By | Published on Friday 9 December 2011

Copyright

There were two days of copyright debates in the Supreme Court of Canada earlier this week as the country’s highest court considered five separate intellectual property disputes in one go. Good times.

A number of those debates had music rights at their heart, and so reps from the Canadian record industry and publishing collecting societies SOCAN and CSI (performing rights and mechanical rights respectively), plus licensees from the digital, tel co and gaming industries, arrived in Ottawa to present their respective sides of the argument.

Even though some elements of the disputes being considered by the Supreme Court judges are arguably already being dealt with in ongoing efforts by political types to reform Canada’s copyright laws, which many rights owners argue have struggled to protect their rights in the digital age.

Perhaps most interesting of all the debates is the one related to iTunes previews, the thirty second clips consumers can stream in order to decide whether they want to buy a song (or more likely to confirm it’s really the song they think it is). Most rights owners and agencies, including the aforementioned SOCAN, will tell you that constitutes a performance of the music that plays during the clip, and that therefore a royalty should be paid.

However, in a Canadian case called Bell v SOCAN it’s been argued that those clips constitute private research on the part of the consumer, and should therefore be covered by so called ‘fair use’ rights – or, to be technically correct, for copyright systems with their origins in English law, ‘fair dealing’.

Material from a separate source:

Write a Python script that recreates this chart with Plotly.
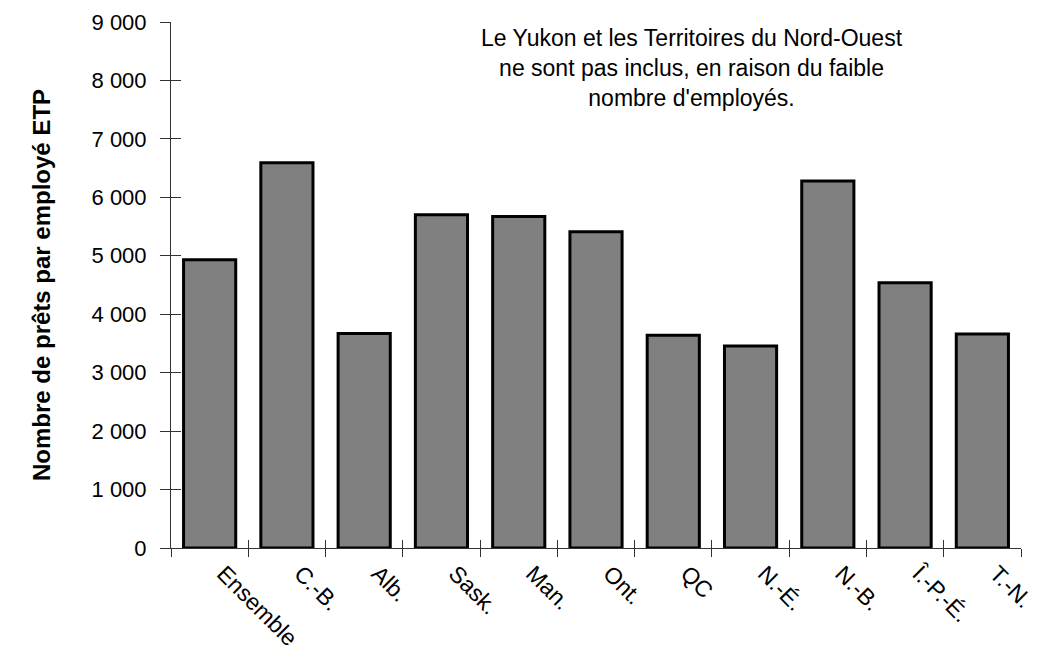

The Canadian Recording Industry Association, SOCAN and CSI each presented arguments as to why fair dealing should not apply in the case of preview on download platforms, the latter relying primarily on Canada’s obligations under international copyright treaties.

It’s too soon to say whether those arguments made an impact, although some commentators – albeit those generally opposed to the music industry’s viewpoint on this – felt the Supreme Court judges weren’t too receptive to any of the arguments presented by music business reps.